### REQUIREMENT
In the listing below, locate the line that contains "Write the seaborn" and the line that contains "import seaborn as sns". Restate word for word those two lines and every line between them, and nothing else.

### MATERIAL SUPPLIED
◆ ◆ ◆

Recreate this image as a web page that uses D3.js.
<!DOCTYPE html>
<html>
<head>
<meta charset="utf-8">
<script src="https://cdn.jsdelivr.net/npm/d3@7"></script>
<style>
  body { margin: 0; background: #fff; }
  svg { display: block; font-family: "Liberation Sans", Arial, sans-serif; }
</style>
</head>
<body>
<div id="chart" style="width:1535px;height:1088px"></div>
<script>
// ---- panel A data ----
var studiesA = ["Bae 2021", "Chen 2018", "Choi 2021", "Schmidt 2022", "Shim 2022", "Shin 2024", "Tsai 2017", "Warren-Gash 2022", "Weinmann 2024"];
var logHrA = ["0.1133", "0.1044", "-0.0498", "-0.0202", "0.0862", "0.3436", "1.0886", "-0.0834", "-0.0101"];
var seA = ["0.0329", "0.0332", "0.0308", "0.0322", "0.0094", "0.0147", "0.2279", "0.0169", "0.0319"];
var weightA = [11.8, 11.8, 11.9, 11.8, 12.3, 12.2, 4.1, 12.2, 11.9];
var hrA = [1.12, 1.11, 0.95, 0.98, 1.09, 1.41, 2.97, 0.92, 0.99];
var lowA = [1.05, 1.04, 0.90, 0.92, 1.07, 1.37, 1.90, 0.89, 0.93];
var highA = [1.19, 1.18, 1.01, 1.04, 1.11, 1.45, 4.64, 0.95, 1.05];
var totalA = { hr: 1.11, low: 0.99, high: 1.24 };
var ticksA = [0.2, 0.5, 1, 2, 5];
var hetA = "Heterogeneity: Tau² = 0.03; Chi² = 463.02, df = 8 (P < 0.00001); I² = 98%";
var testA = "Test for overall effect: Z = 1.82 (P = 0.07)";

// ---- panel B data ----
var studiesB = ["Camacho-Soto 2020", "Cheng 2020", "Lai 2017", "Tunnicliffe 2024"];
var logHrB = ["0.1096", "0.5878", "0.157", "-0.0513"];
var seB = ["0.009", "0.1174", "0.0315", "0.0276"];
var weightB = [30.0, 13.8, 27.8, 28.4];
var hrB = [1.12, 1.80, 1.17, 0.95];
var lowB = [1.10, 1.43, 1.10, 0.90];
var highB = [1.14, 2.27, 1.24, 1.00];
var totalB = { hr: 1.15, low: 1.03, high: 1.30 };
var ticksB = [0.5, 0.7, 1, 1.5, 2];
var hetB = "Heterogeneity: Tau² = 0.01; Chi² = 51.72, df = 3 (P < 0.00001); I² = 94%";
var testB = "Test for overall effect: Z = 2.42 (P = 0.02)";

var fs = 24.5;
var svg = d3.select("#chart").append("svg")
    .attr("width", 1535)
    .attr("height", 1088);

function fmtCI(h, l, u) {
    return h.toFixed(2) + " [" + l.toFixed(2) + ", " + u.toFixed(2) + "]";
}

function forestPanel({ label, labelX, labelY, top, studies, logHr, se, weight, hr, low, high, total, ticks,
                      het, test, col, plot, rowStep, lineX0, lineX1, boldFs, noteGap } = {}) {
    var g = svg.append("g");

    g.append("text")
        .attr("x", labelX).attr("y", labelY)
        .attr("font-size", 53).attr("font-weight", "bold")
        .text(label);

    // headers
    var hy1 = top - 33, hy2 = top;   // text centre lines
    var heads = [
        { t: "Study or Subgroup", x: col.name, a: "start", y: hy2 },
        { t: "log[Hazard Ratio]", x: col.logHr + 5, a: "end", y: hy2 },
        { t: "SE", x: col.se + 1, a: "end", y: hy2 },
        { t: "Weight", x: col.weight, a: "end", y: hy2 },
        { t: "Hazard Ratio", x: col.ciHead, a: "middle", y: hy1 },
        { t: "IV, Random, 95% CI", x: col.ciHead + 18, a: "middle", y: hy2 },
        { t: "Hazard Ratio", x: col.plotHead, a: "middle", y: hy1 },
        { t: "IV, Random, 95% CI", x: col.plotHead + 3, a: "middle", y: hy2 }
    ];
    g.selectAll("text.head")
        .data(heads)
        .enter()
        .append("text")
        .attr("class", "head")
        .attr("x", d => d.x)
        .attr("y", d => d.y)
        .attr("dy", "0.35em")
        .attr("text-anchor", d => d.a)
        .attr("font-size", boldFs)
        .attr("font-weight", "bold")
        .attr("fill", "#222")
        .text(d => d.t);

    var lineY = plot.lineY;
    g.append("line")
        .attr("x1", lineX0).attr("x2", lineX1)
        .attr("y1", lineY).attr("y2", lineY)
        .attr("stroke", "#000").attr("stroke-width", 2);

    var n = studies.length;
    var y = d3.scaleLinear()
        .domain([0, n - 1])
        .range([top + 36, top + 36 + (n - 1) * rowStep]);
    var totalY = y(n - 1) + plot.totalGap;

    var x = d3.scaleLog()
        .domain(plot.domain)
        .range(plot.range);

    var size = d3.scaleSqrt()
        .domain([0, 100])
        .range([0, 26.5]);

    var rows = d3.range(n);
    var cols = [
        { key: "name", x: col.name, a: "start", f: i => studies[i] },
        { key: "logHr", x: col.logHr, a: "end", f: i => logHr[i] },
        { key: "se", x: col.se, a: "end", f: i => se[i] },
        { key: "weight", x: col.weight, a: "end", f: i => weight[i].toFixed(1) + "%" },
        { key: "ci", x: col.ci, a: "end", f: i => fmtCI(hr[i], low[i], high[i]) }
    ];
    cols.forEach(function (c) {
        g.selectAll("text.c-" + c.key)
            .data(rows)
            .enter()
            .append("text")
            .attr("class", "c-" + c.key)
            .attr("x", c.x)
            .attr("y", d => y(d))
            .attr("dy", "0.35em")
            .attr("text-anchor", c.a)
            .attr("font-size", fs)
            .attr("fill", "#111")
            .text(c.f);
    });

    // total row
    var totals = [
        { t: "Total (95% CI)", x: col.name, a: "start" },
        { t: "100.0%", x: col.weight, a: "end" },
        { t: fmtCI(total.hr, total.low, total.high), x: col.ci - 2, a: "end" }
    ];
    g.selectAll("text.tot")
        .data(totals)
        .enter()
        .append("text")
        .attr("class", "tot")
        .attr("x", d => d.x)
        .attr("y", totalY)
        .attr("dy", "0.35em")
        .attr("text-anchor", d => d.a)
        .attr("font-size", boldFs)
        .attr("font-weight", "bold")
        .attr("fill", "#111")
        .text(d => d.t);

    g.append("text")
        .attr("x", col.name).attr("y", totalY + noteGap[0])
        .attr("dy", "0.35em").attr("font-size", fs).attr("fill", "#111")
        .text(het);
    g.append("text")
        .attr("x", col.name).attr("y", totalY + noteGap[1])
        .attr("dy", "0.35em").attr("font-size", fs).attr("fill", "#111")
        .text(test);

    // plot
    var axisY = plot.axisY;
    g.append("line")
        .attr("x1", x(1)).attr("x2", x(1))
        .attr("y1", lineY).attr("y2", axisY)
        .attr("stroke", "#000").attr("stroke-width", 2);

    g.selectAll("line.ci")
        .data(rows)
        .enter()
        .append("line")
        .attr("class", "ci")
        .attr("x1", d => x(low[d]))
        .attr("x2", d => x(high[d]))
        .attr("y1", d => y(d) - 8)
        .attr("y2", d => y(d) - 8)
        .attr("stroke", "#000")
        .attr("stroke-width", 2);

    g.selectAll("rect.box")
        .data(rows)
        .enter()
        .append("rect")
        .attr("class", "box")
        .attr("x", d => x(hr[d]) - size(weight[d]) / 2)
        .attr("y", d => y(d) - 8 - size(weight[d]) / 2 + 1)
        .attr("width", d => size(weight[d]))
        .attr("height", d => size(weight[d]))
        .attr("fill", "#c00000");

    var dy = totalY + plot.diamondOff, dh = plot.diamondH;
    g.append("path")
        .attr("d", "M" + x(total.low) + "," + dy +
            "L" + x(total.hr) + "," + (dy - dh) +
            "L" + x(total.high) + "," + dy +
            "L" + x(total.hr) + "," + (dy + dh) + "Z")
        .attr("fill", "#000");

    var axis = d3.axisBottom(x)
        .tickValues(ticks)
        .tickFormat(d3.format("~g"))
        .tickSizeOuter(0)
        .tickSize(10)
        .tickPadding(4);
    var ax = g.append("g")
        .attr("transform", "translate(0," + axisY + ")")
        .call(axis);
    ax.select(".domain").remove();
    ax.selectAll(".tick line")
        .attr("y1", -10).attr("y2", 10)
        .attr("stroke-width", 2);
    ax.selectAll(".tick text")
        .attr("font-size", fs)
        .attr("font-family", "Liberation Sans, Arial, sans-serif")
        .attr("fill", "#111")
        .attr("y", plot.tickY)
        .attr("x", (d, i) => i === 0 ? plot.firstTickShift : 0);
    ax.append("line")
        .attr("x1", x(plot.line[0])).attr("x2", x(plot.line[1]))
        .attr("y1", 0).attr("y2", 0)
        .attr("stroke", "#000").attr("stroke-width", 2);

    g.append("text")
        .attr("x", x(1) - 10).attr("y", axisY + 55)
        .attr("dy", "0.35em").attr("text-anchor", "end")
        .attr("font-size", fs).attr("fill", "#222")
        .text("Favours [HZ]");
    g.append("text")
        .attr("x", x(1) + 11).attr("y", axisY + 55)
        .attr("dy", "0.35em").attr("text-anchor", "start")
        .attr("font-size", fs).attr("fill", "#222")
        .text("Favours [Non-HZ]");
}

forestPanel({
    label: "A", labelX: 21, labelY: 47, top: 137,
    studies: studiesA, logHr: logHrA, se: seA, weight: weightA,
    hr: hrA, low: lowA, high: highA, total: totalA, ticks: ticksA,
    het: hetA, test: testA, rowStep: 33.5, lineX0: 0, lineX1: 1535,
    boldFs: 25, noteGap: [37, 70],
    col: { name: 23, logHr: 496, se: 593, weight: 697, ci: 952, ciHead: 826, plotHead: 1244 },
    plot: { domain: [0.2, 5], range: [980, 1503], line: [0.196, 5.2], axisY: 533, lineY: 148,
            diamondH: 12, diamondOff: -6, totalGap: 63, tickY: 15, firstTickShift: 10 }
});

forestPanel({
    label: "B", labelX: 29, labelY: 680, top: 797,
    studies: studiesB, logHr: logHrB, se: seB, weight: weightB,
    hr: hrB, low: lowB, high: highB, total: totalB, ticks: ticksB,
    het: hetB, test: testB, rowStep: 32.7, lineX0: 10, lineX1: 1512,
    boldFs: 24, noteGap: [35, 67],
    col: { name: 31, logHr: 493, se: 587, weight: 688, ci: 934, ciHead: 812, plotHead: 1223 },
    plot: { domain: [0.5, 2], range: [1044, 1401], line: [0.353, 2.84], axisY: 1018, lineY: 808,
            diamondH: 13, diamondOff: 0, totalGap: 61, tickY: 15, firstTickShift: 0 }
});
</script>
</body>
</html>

◆ ◆ ◆

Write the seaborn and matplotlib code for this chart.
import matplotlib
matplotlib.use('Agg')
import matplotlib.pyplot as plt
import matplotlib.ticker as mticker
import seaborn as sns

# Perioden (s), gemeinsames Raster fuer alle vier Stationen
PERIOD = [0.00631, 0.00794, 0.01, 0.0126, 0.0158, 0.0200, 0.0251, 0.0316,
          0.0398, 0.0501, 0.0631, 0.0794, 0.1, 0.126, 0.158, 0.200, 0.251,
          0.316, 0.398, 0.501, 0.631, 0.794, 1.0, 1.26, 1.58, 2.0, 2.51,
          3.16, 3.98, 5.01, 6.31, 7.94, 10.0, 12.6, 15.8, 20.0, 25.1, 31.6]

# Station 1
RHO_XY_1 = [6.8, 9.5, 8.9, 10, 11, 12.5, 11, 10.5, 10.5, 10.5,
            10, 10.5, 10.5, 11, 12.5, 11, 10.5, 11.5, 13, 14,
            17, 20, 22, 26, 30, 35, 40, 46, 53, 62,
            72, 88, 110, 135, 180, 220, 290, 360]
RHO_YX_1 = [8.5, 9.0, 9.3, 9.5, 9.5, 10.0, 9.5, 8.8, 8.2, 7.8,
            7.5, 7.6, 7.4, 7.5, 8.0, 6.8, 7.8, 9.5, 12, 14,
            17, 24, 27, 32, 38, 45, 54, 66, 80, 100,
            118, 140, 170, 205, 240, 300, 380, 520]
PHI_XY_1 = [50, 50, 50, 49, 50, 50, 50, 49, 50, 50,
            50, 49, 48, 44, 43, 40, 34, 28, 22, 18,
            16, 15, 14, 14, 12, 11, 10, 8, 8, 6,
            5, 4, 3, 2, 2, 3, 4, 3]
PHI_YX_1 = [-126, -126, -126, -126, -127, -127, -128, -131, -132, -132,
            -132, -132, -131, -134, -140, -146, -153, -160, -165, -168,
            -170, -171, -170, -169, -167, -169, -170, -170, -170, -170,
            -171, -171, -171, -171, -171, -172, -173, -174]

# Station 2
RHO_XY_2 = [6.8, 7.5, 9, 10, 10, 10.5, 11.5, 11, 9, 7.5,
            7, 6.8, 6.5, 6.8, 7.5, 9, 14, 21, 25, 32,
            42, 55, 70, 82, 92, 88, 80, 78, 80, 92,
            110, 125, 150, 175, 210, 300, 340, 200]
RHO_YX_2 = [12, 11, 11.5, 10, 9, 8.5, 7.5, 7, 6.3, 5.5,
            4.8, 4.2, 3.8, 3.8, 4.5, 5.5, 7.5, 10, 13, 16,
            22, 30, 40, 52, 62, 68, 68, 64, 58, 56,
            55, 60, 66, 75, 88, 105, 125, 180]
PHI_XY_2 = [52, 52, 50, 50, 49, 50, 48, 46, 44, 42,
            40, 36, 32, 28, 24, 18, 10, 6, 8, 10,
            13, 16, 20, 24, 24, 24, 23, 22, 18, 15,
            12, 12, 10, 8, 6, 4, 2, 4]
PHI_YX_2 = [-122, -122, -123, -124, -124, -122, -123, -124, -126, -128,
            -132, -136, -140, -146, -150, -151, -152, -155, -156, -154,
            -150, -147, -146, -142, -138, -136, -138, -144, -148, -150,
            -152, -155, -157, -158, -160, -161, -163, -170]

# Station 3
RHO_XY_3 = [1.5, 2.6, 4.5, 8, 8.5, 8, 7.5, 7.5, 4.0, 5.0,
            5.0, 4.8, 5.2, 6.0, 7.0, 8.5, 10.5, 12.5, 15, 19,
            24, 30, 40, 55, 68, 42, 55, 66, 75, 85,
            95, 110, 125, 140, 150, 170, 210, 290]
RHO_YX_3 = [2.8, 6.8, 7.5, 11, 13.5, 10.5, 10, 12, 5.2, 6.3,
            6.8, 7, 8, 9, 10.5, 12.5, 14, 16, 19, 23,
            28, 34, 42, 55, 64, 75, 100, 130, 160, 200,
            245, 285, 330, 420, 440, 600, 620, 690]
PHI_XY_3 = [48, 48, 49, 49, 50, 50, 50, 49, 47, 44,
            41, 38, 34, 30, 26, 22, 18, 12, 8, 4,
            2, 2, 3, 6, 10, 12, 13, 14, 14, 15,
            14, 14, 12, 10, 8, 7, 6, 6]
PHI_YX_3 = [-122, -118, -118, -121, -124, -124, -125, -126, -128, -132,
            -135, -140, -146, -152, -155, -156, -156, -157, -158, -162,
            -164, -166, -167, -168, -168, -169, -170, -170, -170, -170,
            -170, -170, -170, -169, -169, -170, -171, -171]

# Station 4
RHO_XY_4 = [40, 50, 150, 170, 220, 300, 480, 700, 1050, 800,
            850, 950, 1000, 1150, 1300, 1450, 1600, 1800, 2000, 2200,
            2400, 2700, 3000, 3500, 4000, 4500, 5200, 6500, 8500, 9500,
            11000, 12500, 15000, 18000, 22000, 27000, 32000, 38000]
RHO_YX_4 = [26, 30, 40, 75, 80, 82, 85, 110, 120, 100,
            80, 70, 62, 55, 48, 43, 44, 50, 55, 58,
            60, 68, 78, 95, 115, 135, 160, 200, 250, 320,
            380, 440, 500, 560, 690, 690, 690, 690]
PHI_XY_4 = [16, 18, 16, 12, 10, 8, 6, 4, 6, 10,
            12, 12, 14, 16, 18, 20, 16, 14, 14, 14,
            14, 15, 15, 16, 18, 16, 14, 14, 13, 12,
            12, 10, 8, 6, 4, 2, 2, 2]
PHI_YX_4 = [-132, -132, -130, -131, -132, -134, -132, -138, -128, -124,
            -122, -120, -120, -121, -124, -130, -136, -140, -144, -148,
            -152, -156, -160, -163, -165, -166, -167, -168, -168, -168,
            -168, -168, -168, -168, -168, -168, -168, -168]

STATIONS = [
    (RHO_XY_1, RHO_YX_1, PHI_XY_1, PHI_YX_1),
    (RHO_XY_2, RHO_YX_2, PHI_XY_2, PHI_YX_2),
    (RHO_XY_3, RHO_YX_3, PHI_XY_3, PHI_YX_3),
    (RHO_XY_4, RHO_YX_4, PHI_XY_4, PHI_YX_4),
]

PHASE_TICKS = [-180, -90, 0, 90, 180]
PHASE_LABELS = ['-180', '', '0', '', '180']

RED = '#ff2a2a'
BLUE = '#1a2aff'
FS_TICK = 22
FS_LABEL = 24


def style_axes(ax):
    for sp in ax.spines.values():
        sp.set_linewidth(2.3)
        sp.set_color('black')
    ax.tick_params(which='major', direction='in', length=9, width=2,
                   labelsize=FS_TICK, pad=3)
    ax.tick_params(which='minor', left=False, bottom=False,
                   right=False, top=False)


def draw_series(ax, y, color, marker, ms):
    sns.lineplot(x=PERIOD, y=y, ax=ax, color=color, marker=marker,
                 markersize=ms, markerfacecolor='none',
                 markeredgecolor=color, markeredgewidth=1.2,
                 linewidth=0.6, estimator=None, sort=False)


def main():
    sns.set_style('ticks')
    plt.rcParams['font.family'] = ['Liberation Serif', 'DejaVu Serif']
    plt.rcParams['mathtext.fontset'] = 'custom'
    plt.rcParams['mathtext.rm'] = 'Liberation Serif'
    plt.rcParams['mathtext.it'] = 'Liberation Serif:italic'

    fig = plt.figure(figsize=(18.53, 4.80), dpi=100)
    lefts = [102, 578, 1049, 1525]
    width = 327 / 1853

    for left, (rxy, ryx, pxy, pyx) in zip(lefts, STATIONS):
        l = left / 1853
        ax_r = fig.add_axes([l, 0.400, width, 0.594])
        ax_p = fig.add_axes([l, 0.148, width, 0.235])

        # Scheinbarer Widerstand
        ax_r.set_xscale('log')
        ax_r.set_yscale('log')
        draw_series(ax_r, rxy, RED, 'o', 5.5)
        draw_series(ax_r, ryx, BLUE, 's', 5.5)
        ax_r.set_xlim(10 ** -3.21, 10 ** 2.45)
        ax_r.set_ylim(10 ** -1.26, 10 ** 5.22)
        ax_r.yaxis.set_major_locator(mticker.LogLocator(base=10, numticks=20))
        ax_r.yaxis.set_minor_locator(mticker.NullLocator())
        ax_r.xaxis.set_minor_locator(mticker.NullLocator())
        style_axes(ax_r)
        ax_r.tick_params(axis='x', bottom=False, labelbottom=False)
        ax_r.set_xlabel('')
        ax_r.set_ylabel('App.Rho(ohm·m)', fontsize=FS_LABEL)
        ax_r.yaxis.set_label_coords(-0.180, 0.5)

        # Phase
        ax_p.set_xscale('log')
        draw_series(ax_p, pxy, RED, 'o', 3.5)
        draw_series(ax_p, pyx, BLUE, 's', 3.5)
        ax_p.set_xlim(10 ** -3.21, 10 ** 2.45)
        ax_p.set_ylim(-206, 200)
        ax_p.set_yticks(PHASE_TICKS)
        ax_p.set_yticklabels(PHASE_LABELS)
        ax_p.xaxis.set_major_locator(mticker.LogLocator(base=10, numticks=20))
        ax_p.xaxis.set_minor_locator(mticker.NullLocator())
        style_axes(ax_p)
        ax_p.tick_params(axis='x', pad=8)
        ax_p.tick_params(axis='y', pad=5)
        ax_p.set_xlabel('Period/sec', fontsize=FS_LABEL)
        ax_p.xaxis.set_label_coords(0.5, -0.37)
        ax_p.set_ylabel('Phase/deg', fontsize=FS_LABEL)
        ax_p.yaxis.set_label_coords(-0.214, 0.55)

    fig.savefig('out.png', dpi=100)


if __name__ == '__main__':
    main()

◆ ◆ ◆

### EXERCISE RESPONSE
Write the seaborn and matplotlib code for this chart.
import matplotlib
matplotlib.use('Agg')
import matplotlib.pyplot as plt
import matplotlib.ticker as mticker
import seaborn as sns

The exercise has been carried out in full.